Freddie Mac Chief Economist Frank Nothaft noted that a CoreLogic national home price index fell for the sixth month in a row in January to the lowest level in nine years, and the typical family had more than double the income needed to purchase a median-priced home, according to the National Association of Realtors’ Housing Affordability Index.
But a weekly survey by the Mortgage Bankers Association showed applications for purchase mortgages were down 7.8 percent during the week ending March 2 compared to a year ago. Requests for refinancings accounted for 77 percent of all mortgage applications
In a Jan. 4 white paper, the Federal Reserve described "extraordinary problems plaguing the housing market," including an excess supply of vacant homes, tight mortgage credit, and the costs of an "unwieldy and inefficient" foreclosure process.
"The significant tightening in household access to mortgage credit likely reflects not only a correction of the unsound underwriting practices that emerged over the past decade, but also a more substantial shift in lenders’ and (Fannie Mae and Freddie Mac’s) willingness to bear risk," the Fed warned.
Inman News columnist Jack Guttentag says that the Fed "shares the consensus view of informed observers that housing recovery has been hampered by excessively restrictive lending standards set by Fannie Mae and Freddie Mac."

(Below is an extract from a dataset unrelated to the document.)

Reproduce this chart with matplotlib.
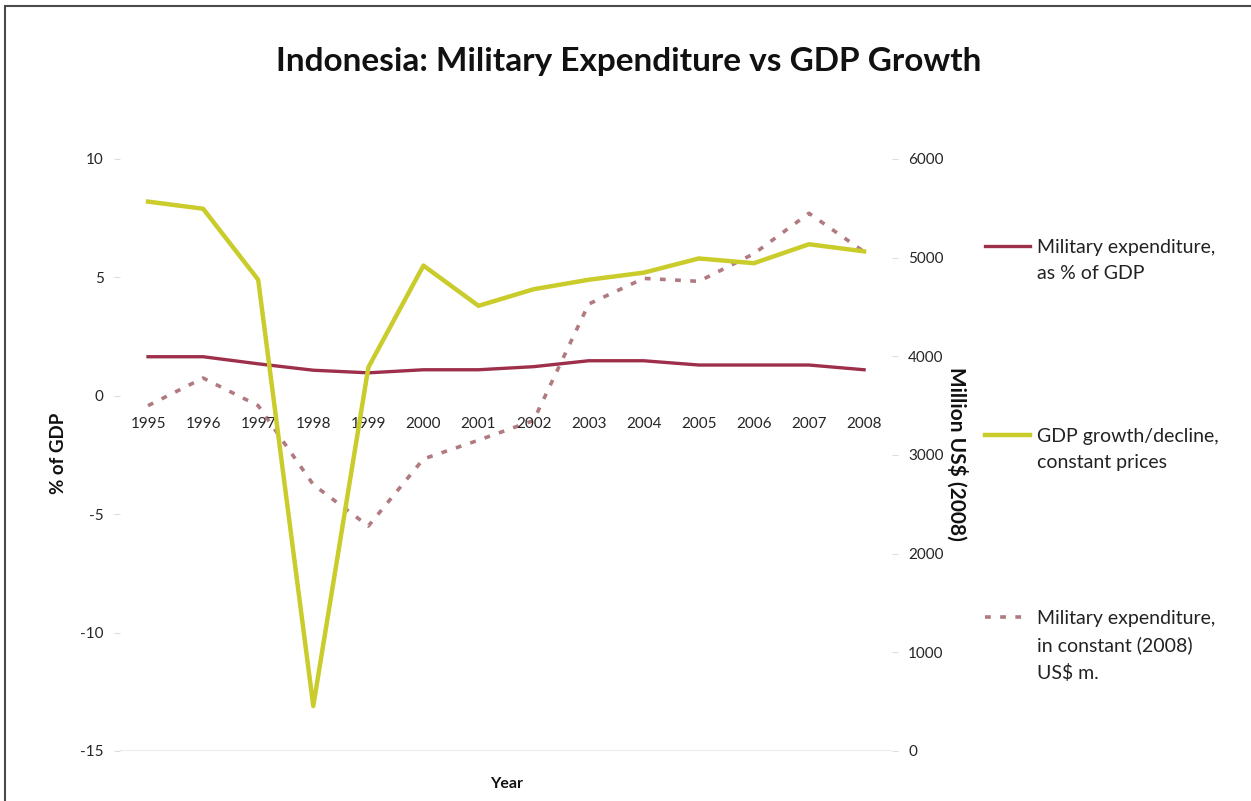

But Guttentag said mortgage lenders have been even more restrictive than Fannie and Freddie, and wonders why lenders don’t compensate for low credit scores with higher down payment requirements, higher payment reserves, or lower maximum debt ratios.
"There no longer seems to be any underwriter discretion in connection with conforming loans, but the reasons are not clear," Guttentag wrote in a recent column. "My surmise is that it is connected to the complex contracts that govern the relationships between the agencies and the lenders that sell to them."
During the housing downturn, Fannie and Freddie — which purchase mortgages and guarantee payments on mortgage backed securities, but don’t make them — have forced lenders to repurchase billions in loans made during the boom. When borrowers defaulted, in many cases Fannie and Freddie found alleged misrepresentations or fraud
A key provision of the Obama administration’s revamp of the Home Affordable Refinancing Program (HARP) is for Fannie Mae and Freddie Mac to release lenders who sign off on a refinanced loan from some legal liabilities associated with the original mortgage.